Upon arrival of the projecting lens assembly 30 at the second position where the holder 45 is engaged with the stop 51b, the microswitch SW3 is opened by the cam projection 61 to interrupt the supply of the electric power to the drive motor 57, whereby the projecting lens assembly 30 is held at the second position as shown in FIG. 10(b).

When, with the projecting lens assembly 30 in the second position, it is desired to move the assembly to the intermediate position as shown in FIG. 10(c), it is only necessary to reverse the direction of rotation of the drive motor 57. Similarly, where the projecting lens assembly 30 in the intermediate position is desired to be moved to the first position as shown in FIG. 10(d), it is only necessary to actuate the solenoid unit SOL to move the plunger 63 from the projected position towards the retracted position on one hand and to reverse the direction of rotation of the drive motor 57 on the other hand.

Referring now to FIGS. 11 to 13, the mirror carriage is identified by 70. This mirror carriage 70 has an assembly 69 of the third and fourth reflective mirrors 31 and 32 rigidly mounted thereon and is mounted on a guide rail 70a for movement between first and second positions through a substantially intermediate position, said first, intermediate and second positions of the mirror carriage 70 respectively corresponding to the first, intermediate and second positions of the projecting lens assembly 30. However, the mirror carriage 70 is normally biased toward the second position by a biasing spring S which may be a tension spring, but is held in the first position when and so long as the projecting lens assembly 30 is in the first position by means which will be described later. A carrier plate 72 having a substantially L-shaped configuration having a roller 71 rotatably mounted thereon is mounting the mirror carriage 70 by means of a plurality of, for example, two, fitting screws or pins 74 which extend through respective slots 73 in said carrier plate 72. Because the carrier plate 72 is mounted on the mirror carriage 70 in the manner described above, it will readily be seen that by loosening and tightening the mounting screws 74, a fine adjustment of the position of the carrier plate 72 relative to the mirror carriage 70 can be made. The mirror carriage 70 is movably mounted on the guide rail 70a with the roller 71 protruding in a direction perpendicular to the longitudinal axis of the guide rail 70a.

The endless belt 60 which has been described as extending around the drive pulley 59 in connection with FIG. 10 also extends around a driven pulley 75 rigidly mounted on a shaft 76 journalled to a frame (not shown) of the copying machine. The shaft 76 also has a pair of spaced cam wheel 77 and 78 rigidly mounted thereon with a spacer (not shown) position between these wheels 77 and 78.

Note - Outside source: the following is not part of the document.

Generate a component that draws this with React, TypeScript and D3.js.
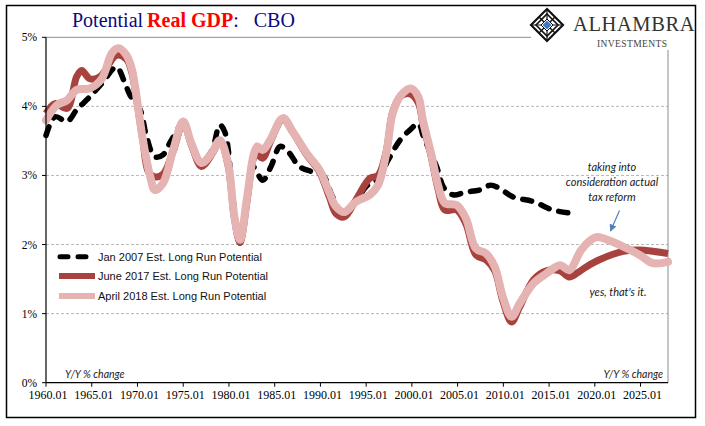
import React from "react";
import * as d3 from "d3";

const W = 705;
const H = 426;

// April 2018 Est. Long Run Potential
const aprYears = [1960, 1961.2, 1962.3, 1963.35, 1964.8, 1966.1, 1967.2, 1967.9, 1968.8, 1969.4, 1969.9, 1970.6, 1971.4, 1971.9, 1972.8, 1973.9, 1975.0, 1975.9, 1977.0, 1978.1, 1979.0, 1979.9, 1980.6, 1981.2, 1982.0, 1982.7, 1983.1, 1983.7, 1984.5, 1985.9, 1987.0, 1988.5, 1989.9, 1991.0, 1991.7, 1992.6, 1993.9, 1995.4, 1996.3, 1997.2, 1997.9, 1998.8, 1999.9, 2000.7, 2001.2, 2002.1, 2002.9, 2003.6, 2004.9, 2005.9, 2007.0, 2008.1, 2009.05, 2009.95, 2010.9, 2011.8, 2013.3, 2014.7, 2016.2, 2017.2, 2018.5, 2019.6, 2020.3, 2023.1, 2024.9, 2026.35, 2028];
const aprValues = [3.80, 4.02, 4.09, 4.24, 4.26, 4.40, 4.77, 4.84, 4.74, 4.53, 4.14, 3.51, 2.98, 2.79, 2.89, 3.37, 3.78, 3.46, 3.18, 3.32, 3.51, 3.18, 2.40, 2.07, 2.70, 3.30, 3.42, 3.37, 3.51, 3.83, 3.63, 3.32, 3.08, 2.74, 2.55, 2.47, 2.62, 2.72, 2.86, 3.32, 3.90, 4.16, 4.26, 4.14, 3.80, 3.32, 2.84, 2.60, 2.57, 2.38, 1.94, 1.87, 1.68, 1.24, 0.955, 1.15, 1.44, 1.58, 1.70, 1.63, 1.92, 2.07, 2.11, 1.97, 1.85, 1.73, 1.75];

// June 2017 Est. Long Run Potential
const junYears = [1960, 1961, 1962.3, 1963.35, 1963.9, 1964.8, 1965.9, 1967.7, 1968.8, 1969.4, 1969.9, 1970.6, 1971.2, 1971.9, 1972.8, 1973.9, 1975.0, 1975.9, 1977.0, 1978.1, 1979.0, 1979.9, 1980.6, 1981.2, 1982.0, 1982.7, 1983.1, 1983.7, 1984.5, 1985.9, 1987.0, 1988.5, 1989.9, 1991.0, 1991.7, 1992.6, 1993.9, 1995.4, 1996.3, 1997.2, 1997.9, 1998.8, 1999.8, 2000.7, 2001.2, 2002.1, 2002.9, 2003.6, 2004.9, 2005.9, 2007.0, 2008.1, 2009.05, 2009.95, 2010.9, 2011.8, 2013.3, 2014.7, 2016.2, 2017.2, 2018.2, 2019.1, 2020.5, 2023.1, 2024.9, 2028];
const junValues = [3.90, 4.04, 3.97, 4.43, 4.52, 4.40, 4.43, 4.74, 4.68, 4.48, 4.10, 3.50, 3.05, 2.98, 3.02, 3.35, 3.76, 3.44, 3.13, 3.30, 3.49, 3.15, 2.38, 2.03, 2.65, 3.25, 3.30, 3.25, 3.48, 3.81, 3.62, 3.30, 3.05, 2.68, 2.45, 2.40, 2.65, 2.96, 3.00, 3.35, 3.92, 4.15, 4.18, 4.05, 3.75, 3.28, 2.78, 2.50, 2.50, 2.30, 1.85, 1.78, 1.62, 1.18, 0.88, 1.10, 1.49, 1.62, 1.62, 1.53, 1.60, 1.68, 1.78, 1.90, 1.92, 1.87];

// Jan 2007 Est. Long Run Potential
const janYears = [1960, 1961, 1962.3, 1963.35, 1964.8, 1966.1, 1967.7, 1968.5, 1969.2, 1970.3, 1971.0, 1971.9, 1972.8, 1973.7, 1975.0, 1976.0, 1977.0, 1978.1, 1979.0, 1979.55, 1980.5, 1981.2, 1982.0, 1982.6, 1983.7, 1984.6, 1985.6, 1986.5, 1987.7, 1989.2, 1990.3, 1991.3, 1992.5, 1993.9, 1995.0, 1996.3, 1997.4, 1998.7, 1999.8, 2000.7, 2001.3, 2002.7, 2003.5, 2004.5, 2005.9, 2007.4, 2008.6, 2009.5, 2011.05, 2013.3, 2015.4, 2017.6];
const janValues = [3.58, 3.85, 3.78, 3.95, 4.14, 4.33, 4.57, 4.38, 4.16, 3.95, 3.56, 3.27, 3.30, 3.51, 3.75, 3.40, 3.20, 3.35, 3.73, 3.63, 2.60, 2.02, 2.70, 3.13, 2.93, 3.13, 3.42, 3.34, 3.13, 3.05, 3.00, 2.70, 2.45, 2.62, 2.84, 2.95, 3.22, 3.51, 3.66, 3.75, 3.55, 3.13, 2.82, 2.72, 2.76, 2.79, 2.86, 2.82, 2.69, 2.62, 2.50, 2.45];

const yTicks = [0, 1, 2, 3, 4, 5];
const yTickLabels = ["0%", "1%", "2%", "3%", "4%", "5%"];
const xTicks = [1960, 1965, 1970, 1975, 1980, 1985, 1990, 1995, 2000, 2005, 2010, 2015, 2020, 2025];
const xTickLabels = xTicks.map((t) => `${t}.01`);

const legendLabels = [
  "Jan 2007 Est. Long Run Potential",
  "June 2017 Est. Long Run Potential",
  "April 2018 Est. Long Run Potential",
];

const PINK = "#e5b3b1";
const DARKRED = "#a8423f";

export default function App() {
  const x = d3.scaleLinear().domain([1960, 2028]).range([46, 668]);
  const y = d3.scaleLinear().domain([0, 5]).range([382.7, 37.3]);
  const line = d3
    .line<[number, number]>()
    .x((d) => x(d[0]))
    .y((d) => y(d[1]))
    .curve(d3.curveCatmullRom.alpha(0.5));

  const zip = (a: number[], b: number[]) => a.map((v, i) => [v, b[i]] as [number, number]);
  const janPath = line(zip(janYears, janValues)) || "";
  const junPath = line(zip(junYears, junValues)) || "";
  const aprPath = line(zip(aprYears, aprValues)) || "";

  const left = x.range()[0];
  const right = x.range()[1];
  const bottom = y(0);
  const top = y(5);

  const serif = "'Liberation Serif', 'Times New Roman', serif";
  const sans = "'Liberation Sans', Arial, sans-serif";
  const ital = "Lato, 'Open Sans', sans-serif";

  // logo diamond
  const lc = { x: 547, y: 25 };
  const dia = (r: number) => `M${lc.x},${lc.y - r} L${lc.x + r},${lc.y} L${lc.x},${lc.y + r} L${lc.x - r},${lc.y} Z`;

  return (
    <svg width={W} height={H} style={{ position: "absolute", left: 0, top: 0, background: "#fff" }}>
      <rect x={0} y={0} width={W} height={H} fill="#fff" />
      <rect x={6.5} y={5.5} width={689} height={412} fill="none" stroke="#000" strokeWidth={1.5} />

      {/* gridlines */}
      {yTicks.filter((t) => t > 0 && t < 5).map((t) => (
        <line key={t} x1={left} x2={right} y1={y(t)} y2={y(t)} stroke="#b8b8b8" strokeWidth={1} strokeDasharray="3,2" />
      ))}
      <line x1={left} x2={right} y1={top} y2={top} stroke="#8c8c8c" strokeWidth={1} />
      <line x1={right} x2={right} y1={top} y2={bottom} stroke="#8c8c8c" strokeWidth={1} />

      {/* series */}
      <path d={janPath} fill="none" stroke="#000" strokeWidth={5.5} strokeDasharray="9,10" strokeLinecap="round" />
      <path d={junPath} fill="none" stroke={DARKRED} strokeWidth={7} strokeLinejoin="round" />
      <path d={aprPath} fill="none" stroke={PINK} strokeWidth={8} strokeLinejoin="round" strokeLinecap="round" />

      {/* axes */}
      <line x1={left} x2={left} y1={top} y2={bottom} stroke="#000" strokeWidth={1.2} />
      <line x1={left} x2={right} y1={bottom} y2={bottom} stroke="#000" strokeWidth={1.2} />
      {yTicks.map((t, i) => (
        <g key={t}>
          <line x1={left - 4} x2={left} y1={y(t)} y2={y(t)} stroke="#000" />
          <text x={37} y={y(t)} dy="0.35em" textAnchor="end" fontFamily={serif} fontSize={11.5} fill="#000">
            {yTickLabels[i]}
          </text>
        </g>
      ))}
      {xTicks.map((t, i) => (
        <g key={t}>
          <line x1={x(t)} x2={x(t)} y1={bottom} y2={bottom + 4} stroke="#000" />
          <text x={x(t) + 2} y={399} textAnchor="middle" fontFamily={serif} fontSize={12} fill="#000">
            {xTickLabels[i]}
          </text>
        </g>
      ))}

      {/* axis notes */}
      <text x={65} y={378} fontFamily={ital} fontStyle="italic" fontSize={10.5} fill="#1a1a1a">Y/Y % change</text>
      <text x={663} y={378} textAnchor="end" fontFamily={ital} fontStyle="italic" fontSize={10.5} fill="#1a1a1a">Y/Y % change</text>

      {/* legend */}
      <line x1={60} x2={95} y1={256.7} y2={256.7} stroke="#000" strokeWidth={5} strokeDasharray="8,10" strokeLinecap="round" />
      <line x1={59} x2={95} y1={276} y2={276} stroke={DARKRED} strokeWidth={6} />
      <line x1={59} x2={95} y1={296} y2={296} stroke={PINK} strokeWidth={6} />
      {legendLabels.map((l, i) => (
        <text key={l} x={98} y={[256.7, 276, 296][i]} dy="0.35em" fontFamily={sans} fontSize={11} fill="#111">
          {l}
        </text>
      ))}

      {/* annotations */}
      <g fontFamily={ital} fontStyle="italic" fontSize={11} fill="#1a1a1a" textAnchor="middle">
        <text x={612} y={170.5}>taking into</text>
        <text x={612} y={186}>consideration actual</text>
        <text x={612} y={201}>tax reform</text>
        <text x={618} y={295.5}>yes, that's it.</text>
      </g>
      <defs>
        <marker id="arr" viewBox="0 0 10 10" refX={9} refY={5} markerWidth={6} markerHeight={6} orient="auto">
          <path d="M0,0 L10,5 L0,10 Z" fill="#4f81bd" />
        </marker>
      </defs>
      <line x1={619.5} y1={210.5} x2={610.5} y2={231} stroke="#4f81bd" strokeWidth={1.2} markerEnd="url(#arr)" />

      {/* title */}
      <text x={72} y={27} fontFamily={serif} fontSize={20} fill="#0a0a80">
        <tspan>Potential</tspan>
        <tspan dx={4} fill="#ff0000" fontWeight="bold">Real GDP</tspan>
        <tspan>{":\u00a0\u00a0\u00a0CBO"}</tspan>
      </text>

      {/* logo */}
      <rect x={531} y={7} width={163} height={43} fill="#fff" />
      <path d={dia(16)} fill="#fff" stroke="#111" strokeWidth={2.2} />
      <path d={dia(11)} fill="none" stroke="#111" strokeWidth={1.6} />
      <path d={`M${lc.x - 8},${lc.y - 8} L${lc.x + 8},${lc.y + 8} M${lc.x + 8},${lc.y - 8} L${lc.x - 8},${lc.y + 8}`} stroke="#111" strokeWidth={1.4} />
      <path d={`M${lc.x},${lc.y - 16} L${lc.x},${lc.y + 16} M${lc.x - 16},${lc.y} L${lc.x + 16},${lc.y}`} stroke="#111" strokeWidth={1.2} />
      <path d={dia(6)} fill="#fff" stroke="#111" strokeWidth={1} />
      <path d={dia(4.5)} fill="#3a78c8" />
      <text x={573} y={31} fontFamily={serif} fontSize={20.5} fill="#333" letterSpacing={0.6}>ALHAMBRA</text>
      <text x={597} y={47} fontFamily={serif} fontSize={9.5} fill="#444" letterSpacing={0.4}>INVESTMENTS</text>
    </svg>
  );
}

A pair of spaced elongated levers 79 and 80 are pivotally mounted on a shaft 81 supported by the frame (not shown) and carry respective cam followers 82 and 86 which are engaged with the associated peripheral cam faces of the cam wheels 77 and 78. The free end of the lever 79 remote from the shaft 81 has an engagement recess 83 in which the roller 71 is engaged, and the free end of the lever 80, which is shorter than the lever 79, has an adjustment member 84 threadingly and eccentrically engaged with the lever 80 and extending through a slot 85 in the lever 79. The adjustment member 84 is operable in such a manner that, when the adjustment member 84 is turned in either direction about the longitudinal axis thereof, the spacing between the free ends of the respective levers 79 and 80 is adjusted by the levers 79 and 80 pivoting relative to each other about the longitudinal axis of the shaft 81, the detailed operation of the adjustment member 84 being described later. The lever 79 has an abutment 79a rigidly connected thereto or otherwise integrally formed therewith, said abutment 79a being engagable with an adjustable stop 87 which can be an eccentric screw member and which can be secured to a side plate (not shown) forming a part of the frame of the copying machine.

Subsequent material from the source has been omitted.